Skiff

Wednesday, May 11, 2005

When will other networks be as reliable as the PSTN?

When will other networks and devices become as reliable as the public switched telephone network? Why do we seem to take it as a given that our computers will crash, the we'll lose our DSL connectivity, or that our cell phone will drop calls?

I started thinking about this today as I was driving home from work...this morning. Our internet access was down (again) at work, and I had a web presentation that I had to deliver at 11:00. As I was driving home, I was speaking to a co-worker on my mobile phone, and my signal suddenly dropped to zero and I lost the call. I'd like to say something like "stupid T-Mobile," but that's not it. I know of no one in the country that's happy with their cell phone service. Well, maybe one, but even she loses calls occasionally. She, like all of us, expects it. Why is this? Why do we expect that this will happen?

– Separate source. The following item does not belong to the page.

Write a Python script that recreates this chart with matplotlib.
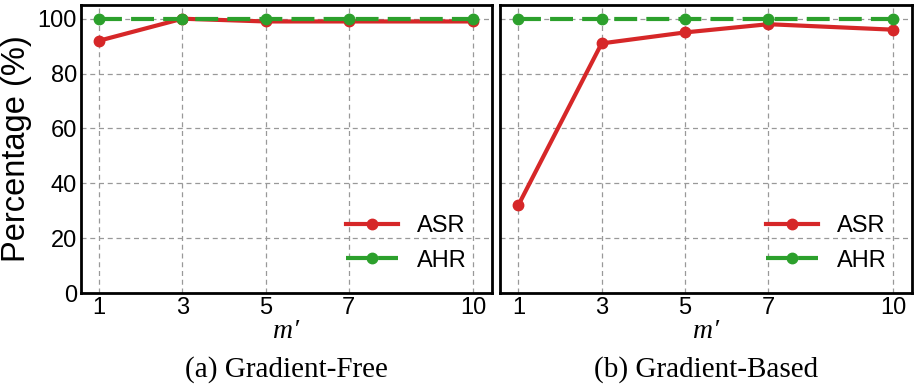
import numpy as np
import matplotlib
matplotlib.use("Agg")
from matplotlib import pyplot as plt

# values
m_values = [1, 3, 5, 7, 10]
asr_free = [92, 100, 99, 99, 99]
ahr_free = [100, 100, 100, 100, 100]
asr_based = [32, 91, 95, 98, 96]
ahr_based = [100, 100, 100, 100, 100]
y_ticks = [0, 20, 40, 60, 80, 100]
captions = ["(a) Gradient-Free", "(b) Gradient-Based"]

plt.rcParams["font.family"] = ["Liberation Sans", "DejaVu Sans"]

fig = plt.figure(figsize=(9.17, 3.91), dpi=100)
ax1 = fig.add_axes([81 / 917, 98 / 391, 411 / 917, 288 / 391])
ax2 = fig.add_axes([500 / 917, 98 / 391, 412 / 917, 288 / 391])

panels = [(ax1, asr_free, ahr_free), (ax2, asr_based, ahr_based)]
for i, (ax, asr, ahr) in enumerate(panels):
    ax.grid(True, linestyle=(0, (4, 3)), color="#999999", linewidth=0.9)
    ax.set_axisbelow(True)
    ax.plot(m_values, asr, color="#d62728", lw=3, marker="o", ms=7.5, label="ASR")
    ax.plot(m_values, ahr, color="#2ca02c", lw=3, ls=(0, (5.5, 2.2)), marker="o", ms=7.5,
            label="AHR")
    ax.set_xlim(0.56, 10.45)
    ax.set_ylim(0, 105)
    ax.set_xticks(m_values)
    ax.set_yticks(y_ticks)
    ax.tick_params(labelsize=17, length=0, pad=3)
    for s in ax.spines.values():
        s.set_linewidth(2)
        s.set_color("black")
    ax.set_xlabel("m\u2032", fontsize=20, labelpad=0, style="italic",
                  family=["Liberation Serif", "DejaVu Serif"])
    ax.legend(loc="lower right", frameon=False, fontsize=17, handlelength=2.2,
              labelspacing=0.55, handletextpad=0.8, bbox_to_anchor=(0.99, 0.0))
    fig.text((ax.get_position().x0 + ax.get_position().x1) / 2, 1 - 370 / 391,
             captions[i], ha="center", va="center", fontsize=21,
             family="Liberation Serif")

ax2.set_yticklabels([])
ax1.set_ylabel("Percentage (%)", fontsize=23.5, labelpad=4)

fig.savefig("out.png", dpi=100)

I'm trying to remember the last time I've had a landline go down on me. I think the last time I can remember it was around 1983 or so at my parent's house. Of course, we lived in the sticks at the time, were still using rotary telephones, and all of the lines ran on poles at the side of the road. We had a horrendous storm, with trees down all over the place, and I think our phones were out for about an hour or so.

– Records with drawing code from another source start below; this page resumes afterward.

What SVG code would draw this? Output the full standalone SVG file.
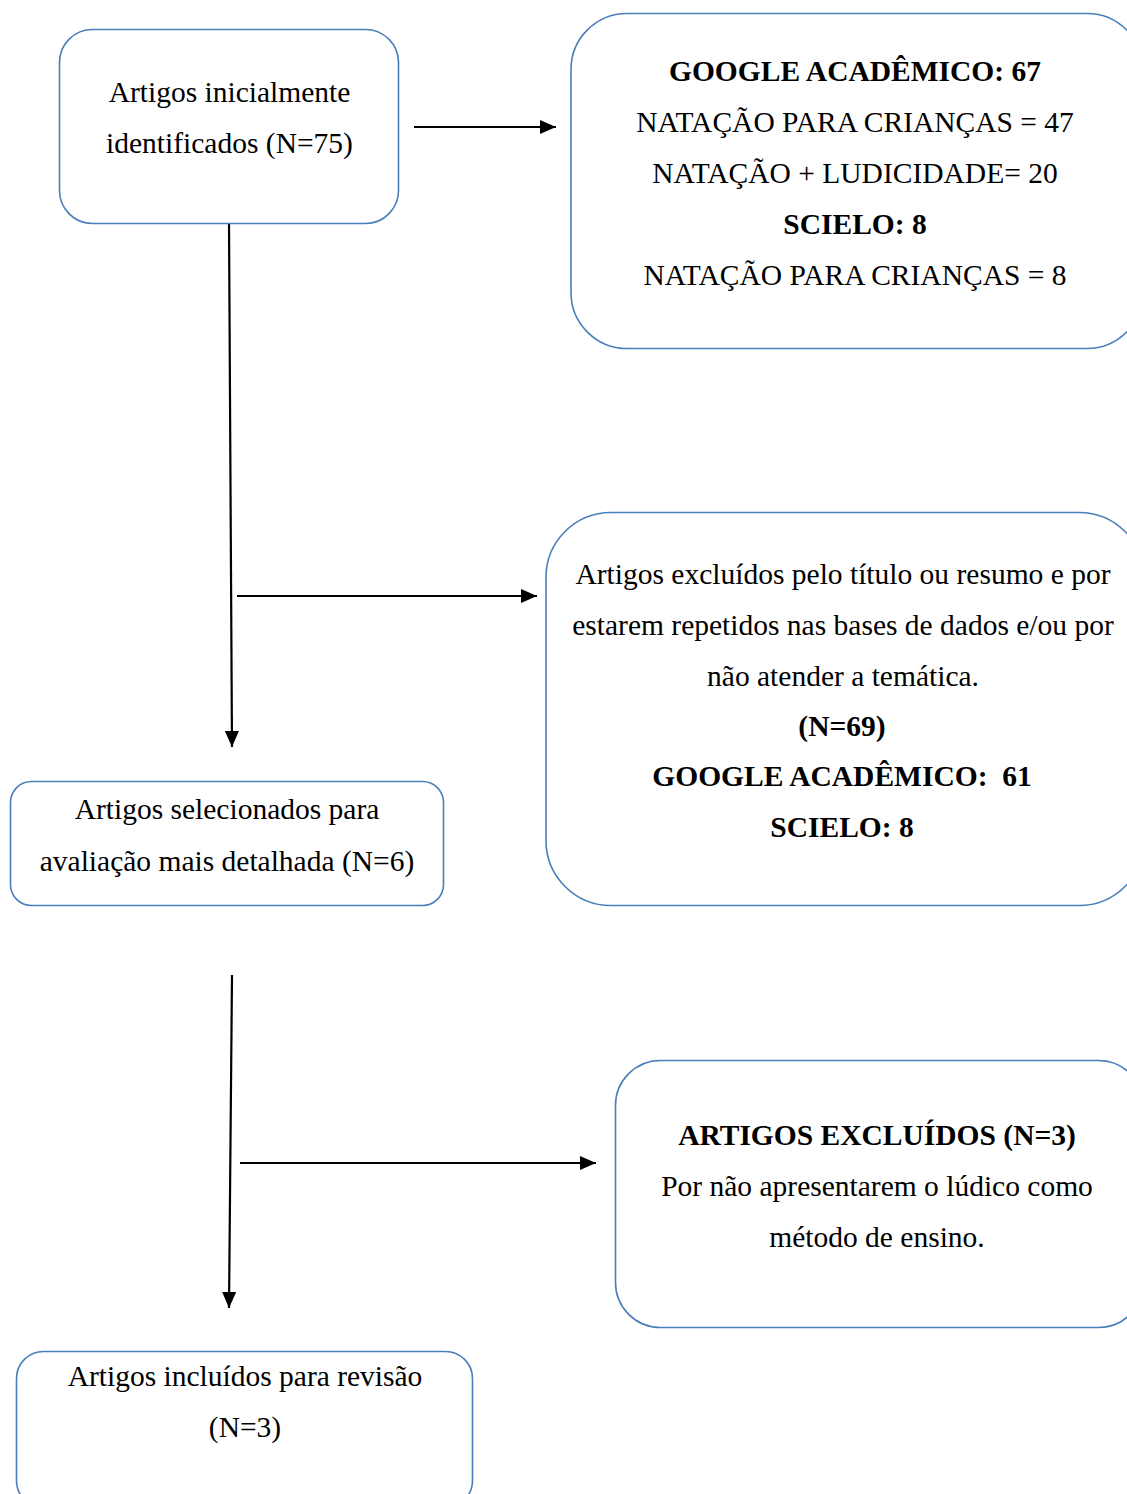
<svg xmlns="http://www.w3.org/2000/svg" width="1127" height="1494" viewBox="0 0 1127 1494">
  <style>
    .box { fill: #ffffff; stroke: #4a7ebb; stroke-width: 1.6; }
    .t { font-family: "Liberation Serif", "Times New Roman", serif; font-size: 29.5px; fill: #000000; text-anchor: middle; }
    .b { font-weight: bold; }
    .wire { stroke: #000000; stroke-width: 2.2; fill: none; }
  </style>
  <defs>
    <marker id="arrow" viewBox="0 0 16 14" refX="16" refY="7" markerWidth="16" markerHeight="14" markerUnits="userSpaceOnUse" orient="auto">
      <path d="M0,0 L16,7 L0,14 Z" fill="#000000"/>
    </marker>
  </defs>
  <rect width="1127" height="1494" fill="#ffffff"/>

  <!-- connectors -->
  <g id="connectors">
    <line class="wire" x1="414" y1="127" x2="556" y2="127" marker-end="url(#arrow)"/>
    <line class="wire" x1="229" y1="223" x2="232" y2="747" marker-end="url(#arrow)"/>
    <line class="wire" x1="237" y1="596" x2="537" y2="596" marker-end="url(#arrow)"/>
    <line class="wire" x1="232" y1="975" x2="229" y2="1308" marker-end="url(#arrow)"/>
    <line class="wire" x1="240" y1="1163" x2="596" y2="1163" marker-end="url(#arrow)"/>
  </g>

  <!-- initial identification -->
  <g id="node-identificados">
    <rect class="box" x="59.5" y="29.5" width="339" height="194" rx="33" ry="33"/>
    <text class="t" x="229.5" y="102">Artigos inicialmente</text>
    <text class="t" x="229.5" y="153">identificados (N=75)</text>
  </g>

  <!-- search sources -->
  <g id="node-bases">
    <rect class="box" x="571" y="13.5" width="572" height="335" rx="56" ry="56"/>
    <text class="t b" x="855" y="81">GOOGLE ACADÊMICO: 67</text>
    <text class="t" x="855" y="132">NATAÇÃO PARA CRIANÇAS = 47</text>
    <text class="t" x="855" y="183">NATAÇÃO + LUDICIDADE= 20</text>
    <text class="t b" x="855" y="234">SCIELO: 8</text>
    <text class="t" x="855" y="285">NATAÇÃO PARA CRIANÇAS = 8</text>
  </g>

  <!-- first exclusion -->
  <g id="node-excluidos-1">
    <rect class="box" x="546" y="512.5" width="598" height="393" rx="65" ry="65"/>
    <text class="t" x="843" y="584">Artigos excluídos pelo título ou resumo e por</text>
    <text class="t" x="843" y="635">estarem repetidos nas bases de dados e/ou por</text>
    <text class="t" x="843" y="686">não atender a temática.</text>
    <text class="t b" x="842" y="736">(N=69)</text>
    <text class="t b" x="842" y="786">GOOGLE ACADÊMICO:&#160; 61</text>
    <text class="t b" x="842" y="837">SCIELO: 8</text>
  </g>

  <!-- selected for detailed review -->
  <g id="node-selecionados">
    <rect class="box" x="10.5" y="781.5" width="433" height="124" rx="21" ry="21"/>
    <text class="t" x="227" y="819">Artigos selecionados para</text>
    <text class="t" x="227" y="871">avaliação mais detalhada (N=6)</text>
  </g>

  <!-- second exclusion -->
  <g id="node-excluidos-2">
    <rect class="box" x="615.5" y="1060.5" width="528" height="267" rx="45" ry="45"/>
    <text class="t b" x="877" y="1145">ARTIGOS EXCLUÍDOS (N=3)</text>
    <text class="t" x="877" y="1196">Por não apresentarem o lúdico como</text>
    <text class="t" x="877" y="1247">método de ensino.</text>
  </g>

  <!-- included -->
  <g id="node-incluidos">
    <rect class="box" x="16.5" y="1351.5" width="456" height="156" rx="27" ry="27"/>
    <text class="t" x="245" y="1386">Artigos incluídos para revisão</text>
    <text class="t" x="245" y="1437">(N=3)</text>
  </g>
</svg>
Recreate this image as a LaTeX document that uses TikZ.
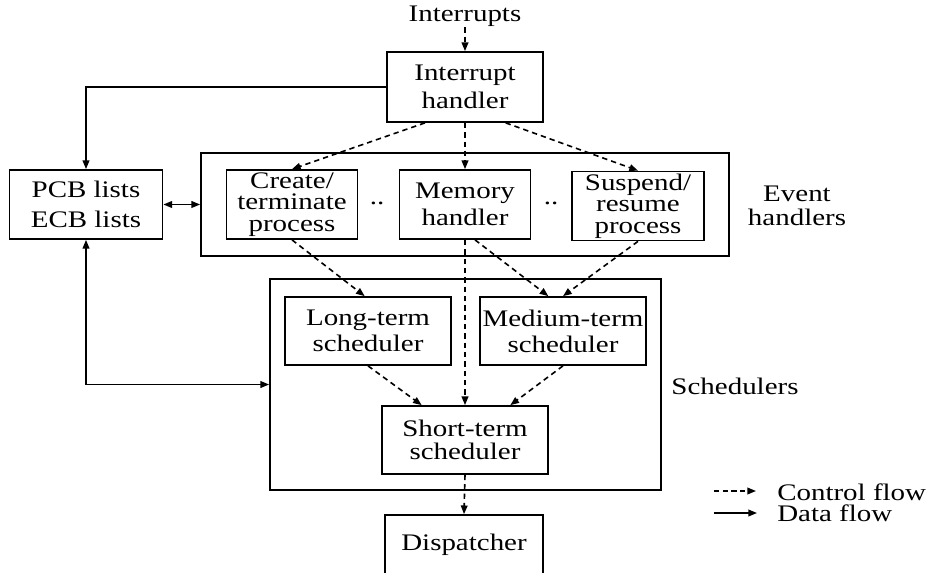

So that's about 22 years since I've lost my landline. Ordinarily, though, I just use my cell phone. I have a landline, but typically I don't even have a phone connected to it. (Except for my DirecTiVo...when will DirecTV get with the program and let me do the daily call over the net? But that, as Alton Brown would say, is another show). Given that I had an important presentation/call today, though, the first thing I did when I got home was to go down to my basement and dig out my old phone and hooked it into the wall. Not surprisingly...I had an immediate dial tone, and the call was clear with no drops for the 50 minute presentation.

Do we expect this because cell phones, computers, and the internet are relatively new? The internet itself was designed to be robust and flexible enough to withstand nuclear war. Is it the last mile problem, where the backbone stays intact, but the runs out to individual houses flake out? Or is that these things have become such commodities that users expect that something so cheap is just bound to fail on occasion?

Even worse...is there anything we can do about it?

1 Comments:

At Wednesday, May 18, 2005 8:31:00 AM, Anonymous Anonymous said...

Amen. I recently got a Vonage box at my house, to replace my second land line (the line used for backup net access and child/boarder phone calls). Doing this will save me $5 a month.

I will give up my primary PSTN line when some other technology matches it for reliability and emergency stability - cable and cell phones (the other options in my neighborhood) would be useless in a power outage.